● What to do
Repeat the data that follows, word for word, without the images.
==== Source material
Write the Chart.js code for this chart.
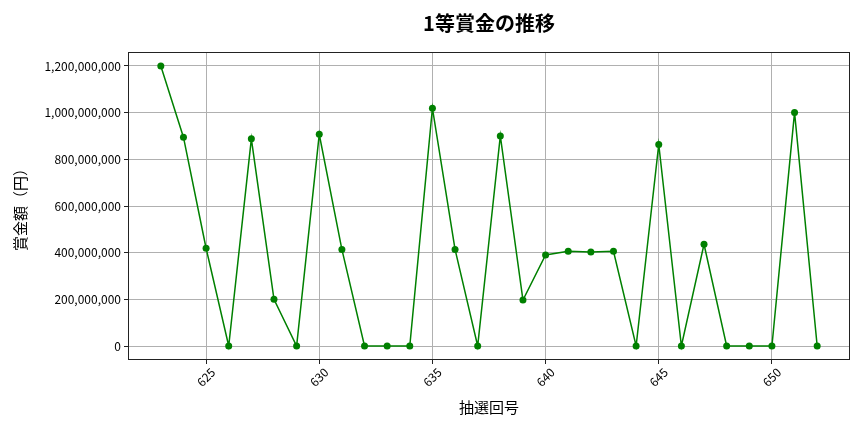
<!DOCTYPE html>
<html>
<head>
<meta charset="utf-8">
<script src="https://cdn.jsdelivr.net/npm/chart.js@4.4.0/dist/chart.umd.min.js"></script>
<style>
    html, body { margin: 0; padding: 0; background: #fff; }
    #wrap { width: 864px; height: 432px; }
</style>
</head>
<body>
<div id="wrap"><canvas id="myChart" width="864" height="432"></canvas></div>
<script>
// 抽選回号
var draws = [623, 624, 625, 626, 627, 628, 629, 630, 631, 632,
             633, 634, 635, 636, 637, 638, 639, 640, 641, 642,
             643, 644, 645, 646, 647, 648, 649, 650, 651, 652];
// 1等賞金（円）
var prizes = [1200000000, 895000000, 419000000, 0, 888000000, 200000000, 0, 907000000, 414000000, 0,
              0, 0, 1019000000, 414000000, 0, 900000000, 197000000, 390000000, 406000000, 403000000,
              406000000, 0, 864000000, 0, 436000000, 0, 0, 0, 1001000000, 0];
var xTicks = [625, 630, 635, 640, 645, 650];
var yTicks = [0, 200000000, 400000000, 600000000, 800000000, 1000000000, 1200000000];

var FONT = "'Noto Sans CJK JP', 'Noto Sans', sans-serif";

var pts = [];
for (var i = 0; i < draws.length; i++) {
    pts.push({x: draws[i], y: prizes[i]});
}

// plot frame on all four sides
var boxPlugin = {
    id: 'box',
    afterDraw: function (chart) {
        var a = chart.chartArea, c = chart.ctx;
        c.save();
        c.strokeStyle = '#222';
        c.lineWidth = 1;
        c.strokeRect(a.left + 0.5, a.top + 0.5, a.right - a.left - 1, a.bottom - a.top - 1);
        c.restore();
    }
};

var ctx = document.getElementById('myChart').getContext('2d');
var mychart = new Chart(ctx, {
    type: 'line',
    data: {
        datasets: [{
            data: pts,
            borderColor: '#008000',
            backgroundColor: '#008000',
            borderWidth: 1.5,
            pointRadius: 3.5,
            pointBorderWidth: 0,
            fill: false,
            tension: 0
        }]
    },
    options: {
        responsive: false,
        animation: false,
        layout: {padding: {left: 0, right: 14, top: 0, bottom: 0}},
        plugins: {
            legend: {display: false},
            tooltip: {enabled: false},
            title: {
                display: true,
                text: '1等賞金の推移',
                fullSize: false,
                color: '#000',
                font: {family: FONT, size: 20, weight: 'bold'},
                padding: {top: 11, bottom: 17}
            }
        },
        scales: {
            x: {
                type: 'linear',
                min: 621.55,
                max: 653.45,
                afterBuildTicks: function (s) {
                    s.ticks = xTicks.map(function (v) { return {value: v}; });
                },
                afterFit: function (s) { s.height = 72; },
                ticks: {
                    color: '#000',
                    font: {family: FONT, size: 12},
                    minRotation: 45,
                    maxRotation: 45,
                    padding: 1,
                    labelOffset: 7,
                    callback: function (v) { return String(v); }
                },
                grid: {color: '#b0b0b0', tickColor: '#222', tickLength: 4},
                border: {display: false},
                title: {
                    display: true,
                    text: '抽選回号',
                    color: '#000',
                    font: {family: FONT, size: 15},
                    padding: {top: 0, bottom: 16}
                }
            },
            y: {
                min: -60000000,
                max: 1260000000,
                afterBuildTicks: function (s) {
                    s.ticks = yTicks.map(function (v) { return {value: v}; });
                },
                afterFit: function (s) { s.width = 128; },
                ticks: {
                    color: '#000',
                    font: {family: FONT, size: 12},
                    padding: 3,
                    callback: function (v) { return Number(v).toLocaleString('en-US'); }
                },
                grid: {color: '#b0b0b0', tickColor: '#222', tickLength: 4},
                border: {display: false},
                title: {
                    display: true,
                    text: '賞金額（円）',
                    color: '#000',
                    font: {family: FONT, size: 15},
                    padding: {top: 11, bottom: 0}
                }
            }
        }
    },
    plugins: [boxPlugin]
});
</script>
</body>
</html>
========
● Solved exercise
Write the Chart.js code for this chart.
<!DOCTYPE html>
<html>
<head>
<meta charset="utf-8">
<script src="https://cdn.jsdelivr.net/npm/chart.js@4.4.0/dist/chart.umd.min.js"></script>
<style>
    html, body { margin: 0; padding: 0; background: #fff; }
    #wrap { width: 864px; height: 432px; }
</style>
</head>
<body>
<div id="wrap"><canvas id="myChart" width="864" height="432"></canvas></div>
<script>
// 抽選回号
var draws = [623, 624, 625, 626, 627, 628, 629, 630, 631, 632,
             633, 634, 635, 636, 637, 638, 639, 640, 641, 642,
             643, 644, 645, 646, 647, 648, 649, 650, 651, 652];
// 1等賞金（円）
var prizes = [1200000000, 895000000, 419000000, 0, 888000000, 200000000, 0, 907000000, 414000000, 0,
              0, 0, 1019000000, 414000000, 0, 900000000, 197000000, 390000000, 406000000, 403000000,
              406000000, 0, 864000000, 0, 436000000, 0, 0, 0, 1001000000, 0];
var xTicks = [625, 630, 635, 640, 645, 650];
var yTicks = [0, 200000000, 400000000, 600000000, 800000000, 1000000000, 1200000000];

var FONT = "'Noto Sans CJK JP', 'Noto Sans', sans-serif";

var pts = [];
for (var i = 0; i < draws.length; i++) {
    pts.push({x: draws[i], y: prizes[i]});
}

// plot frame on all four sides
var boxPlugin = {
    id: 'box',
    afterDraw: function (chart) {
        var a = chart.chartArea, c = chart.ctx;
        c.save();
        c.strokeStyle = '#222';
        c.lineWidth = 1;
        c.strokeRect(a.left + 0.5, a.top + 0.5, a.right - a.left - 1, a.bottom - a.top - 1);
        c.restore();
    }
};

var ctx = document.getElementById('myChart').getContext('2d');
var mychart = new Chart(ctx, {
    type: 'line',
    data: {
        datasets: [{
            data: pts,
            borderColor: '#008000',
            backgroundColor: '#008000',
            borderWidth: 1.5,
            pointRadius: 3.5,
            pointBorderWidth: 0,
            fill: false,
            tension: 0
        }]
    },
    options: {
        responsive: false,
        animation: false,
        layout: {padding: {left: 0, right: 14, top: 0, bottom: 0}},
        plugins: {
            legend: {display: false},
            tooltip: {enabled: false},
            title: {
                display: true,
                text: '1等賞金の推移',
                fullSize: false,
                color: '#000',
                font: {family: FONT, size: 20, weight: 'bold'},
                padding: {top: 11, bottom: 17}
            }
        },
        scales: {
            x: {
                type: 'linear',
                min: 621.55,
                max: 653.45,
                afterBuildTicks: function (s) {
                    s.ticks = xTicks.map(function (v) { return {value: v}; });
                },
                afterFit: function (s) { s.height = 72; },
                ticks: {
                    color: '#000',
                    font: {family: FONT, size: 12},
                    minRotation: 45,
                    maxRotation: 45,
                    padding: 1,
                    labelOffset: 7,
                    callback: function (v) { return String(v); }
                },
                grid: {color: '#b0b0b0', tickColor: '#222', tickLength: 4},
                border: {display: false},
                title: {
                    display: true,
                    text: '抽選回号',
                    color: '#000',
                    font: {family: FONT, size: 15},
                    padding: {top: 0, bottom: 16}
                }
            },
            y: {
                min: -60000000,
                max: 1260000000,
                afterBuildTicks: function (s) {
                    s.ticks = yTicks.map(function (v) { return {value: v}; });
                },
                afterFit: function (s) { s.width = 128; },
                ticks: {
                    color: '#000',
                    font: {family: FONT, size: 12},
                    padding: 3,
                    callback: function (v) { return Number(v).toLocaleString('en-US'); }
                },
                grid: {color: '#b0b0b0', tickColor: '#222', tickLength: 4},
                border: {display: false},
                title: {
                    display: true,
                    text: '賞金額（円）',
                    color: '#000',
                    font: {family: FONT, size: 15},
                    padding: {top: 11, bottom: 0}
                }
            }
        }
    },
    plugins: [boxPlugin]
});
</script>
</body>
</html>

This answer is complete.